Program Integrated Monitoring & Research Plan/Adaptive Management Plan
The Program’s Integrated Monitoring & Research Plan (IMRP) milestone has been achieved. During the proposed Extension, the IMRP and Adaptive Management Plan would include the evaluation of U.S. Fish & Wildlife Service target flows in addition to current Program management actions. Management actions would include short duration high flows, sediment augmentation, habitat management, invasive species control efforts, and utilization of Program water assets to implement and evaluate flow-related management actions. The IMRP would continue to provide the framework for monitoring the effectiveness of Program actions during the proposed extension, and the Program would continue to consider emerging science related to climate change in management and decision making.

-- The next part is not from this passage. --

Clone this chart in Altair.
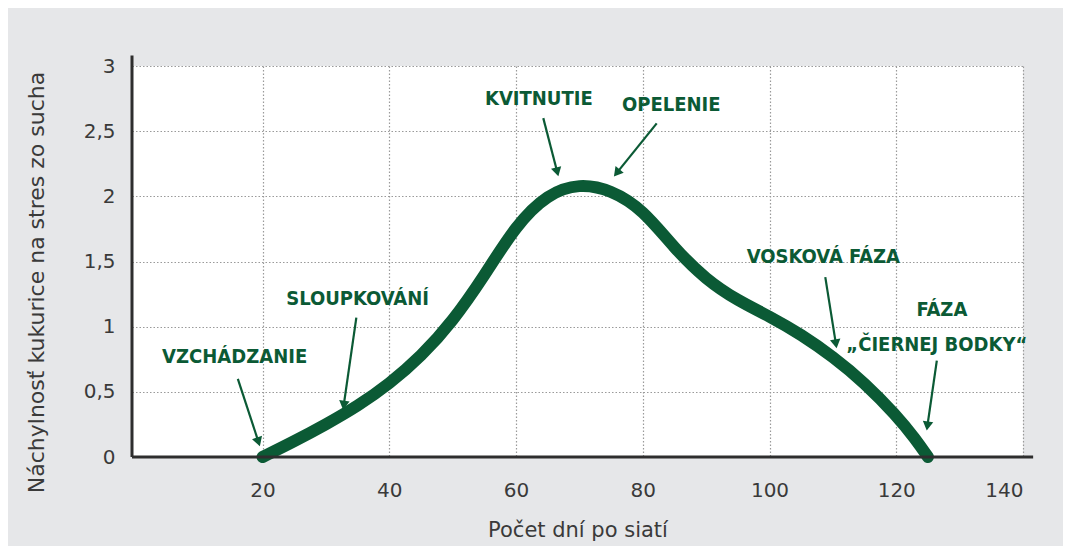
import math
import altair as alt
import pandas as pd

# ---- data ----
days = [20, 25, 30, 35, 40, 45, 50, 55, 60, 65, 70, 75, 80, 85, 90, 95, 100, 105, 110, 115, 120, 123, 125]
stress = [0.0, 0.12, 0.25, 0.39, 0.56, 0.77, 1.04, 1.39, 1.78, 2.02, 2.1, 2.05, 1.9, 1.6, 1.36, 1.2, 1.08, 0.94, 0.77, 0.57, 0.32, 0.14, 0.0]

x_ticks = [20, 40, 60, 80, 100, 120, 140]
y_ticks = [0, 0.5, 1, 1.5, 2, 2.5, 3]

labels = ["VZCHÁDZANIE", "SLOUPKOVÁNÍ", "KVITNUTIE", "OPELENIE", "VOSKOVÁ FÁZA", "FÁZA", "„ČIERNEJ BODKY“"]
label_x = [15.6, 35.0, 63.6, 84.5, 108.5, 127.2, 126.4]
label_y = [0.77, 1.21, 2.75, 2.7, 1.535, 1.125, 0.86]

arrow_x1 = [16.1, 34.8, 64.3, 82.2, 108.8, 126.4]
arrow_y1 = [0.6, 1.07, 2.6, 2.56, 1.38, 0.74]
arrow_x2 = [19.6, 32.7, 66.7, 75.4, 110.6, 124.8]
arrow_y2 = [0.08, 0.36, 2.15, 2.15, 0.83, 0.2]

# ---- layout ----
X_DOM = [-0.6, 140]
Y_DOM = [0, 3]
W, H = 891, 391
PAD = {"left": 124, "top": 58, "right": 40, "bottom": 89}
GREEN = "#0b5a35"
AXIS_COL = "#2e2e2e"
FONT = "DejaVu Sans"
ANN_FONT = "DejaVu Sans Condensed"

sx = W / (X_DOM[1] - X_DOM[0])
sy = H / (Y_DOM[1] - Y_DOM[0])

curve = pd.DataFrame({"x": days, "y": stress})
ann = pd.DataFrame({"x": label_x, "y": label_y, "t": labels})

rows = []
for x1, y1, x2, y2 in zip(arrow_x1, arrow_y1, arrow_x2, arrow_y2):
    dx = (x2 - x1) * sx
    dy = -(y2 - y1) * sy
    L = math.hypot(dx, dy)
    ang = math.degrees(math.atan2(dx, -dy)) % 360
    hx = x2 - (dx / L) * 5.0 / sx
    hy = y2 + (dy / L) * 5.0 / sy
    ex = x2 - (dx / L) * 6 / sx
    ey = y2 + (dy / L) * 6 / sy
    rows.append({"x1": x1, "y1": y1, "x2": ex, "y2": ey, "hx": hx, "hy": hy, "ang": ang})
arrows = pd.DataFrame(rows)

xs = alt.Scale(domain=X_DOM, nice=False, zero=False)
ys = alt.Scale(domain=Y_DOM, nice=False, zero=False)

base_axis = dict(
    domain=False, ticks=False, tickSize=0,
    gridColor="#9a9a9a", gridDash=[1.5, 2], gridWidth=1.2,
    labelFont=FONT, labelFontSize=20, labelColor="#3a3a3a",
    titleFont=FONT, titleColor="#3a3a3a", titleFontWeight="normal",
)

line = alt.Chart(curve).mark_line(
    color=GREEN, strokeWidth=12, strokeCap="round", strokeJoin="round", interpolate="basis"
).encode(
    x=alt.X("x:Q", scale=xs, axis=alt.Axis(
        values=x_ticks, title="Počet dní po siatí", labelPadding=23, titleFontSize=21,
        titleBaseline="alphabetic", titleY=79, **base_axis)),
    y=alt.Y("y:Q", scale=ys, axis=alt.Axis(
        values=y_ticks, title="Náchylnosť kukurice na stres zo sucha", titleFontSize=22,
        labelExpr="replace(format(datum.value, '.1~f'), '.', ',')",
        labelPadding=17, titleAngle=270, titleBaseline="alphabetic",
        titleX=-89, titleY=216, **base_axis)),
)

xaxis_line = alt.Chart(pd.DataFrame({"a": [X_DOM[0]], "b": [141.6], "y": [0]})).mark_rule(
    color=AXIS_COL, strokeWidth=3
).encode(x="a:Q", x2="b:Q", y="y:Q")

yaxis_line = alt.Chart(pd.DataFrame({"x": [X_DOM[0]], "a": [0], "b": [3.08]})).mark_rule(
    color=AXIS_COL, strokeWidth=3
).encode(x="x:Q", y="a:Q", y2="b:Q")

stems = alt.Chart(arrows).mark_rule(color=GREEN, strokeWidth=2.2).encode(
    x="x1:Q", y="y1:Q", x2="x2:Q", y2="y2:Q"
)
heads = alt.Chart(arrows).mark_point(
    shape="triangle-up", filled=True, color=GREEN, size=110, opacity=1
).encode(x="hx:Q", y="hy:Q", angle=alt.Angle("ang:Q", scale=None))

texts = alt.Chart(ann).mark_text(
    font=ANN_FONT, fontSize=20, fontWeight="bold", color=GREEN, align="center", baseline="middle"
).encode(x="x:Q", y="y:Q", text="t:N")

chart = alt.layer(line, stems, heads, texts, xaxis_line, yaxis_line).properties(
    width=W, height=H,
    autosize=alt.AutoSizeParams(type="none"),
    padding=PAD,
    background="#e6e7e9",
).configure_view(fill="white", stroke=None)

chart.save("out.html", embed_options={"renderer": "svg", "actions": False})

Proposed First Increment Extension Funding
The Federal and state contributions to the proposed Extension would continue through the existing 50/50 cost share structure, with the states receiving credits for in-kind water contributions. It is anticipated that the Department of the Interior would provide $78 million in cash funding, with the states providing $28 million in cash and $50 million in water to the Program. The Department of the Interior’s continued participation and funding of the Program is dependent upon continued authorization and appropriations from Congress.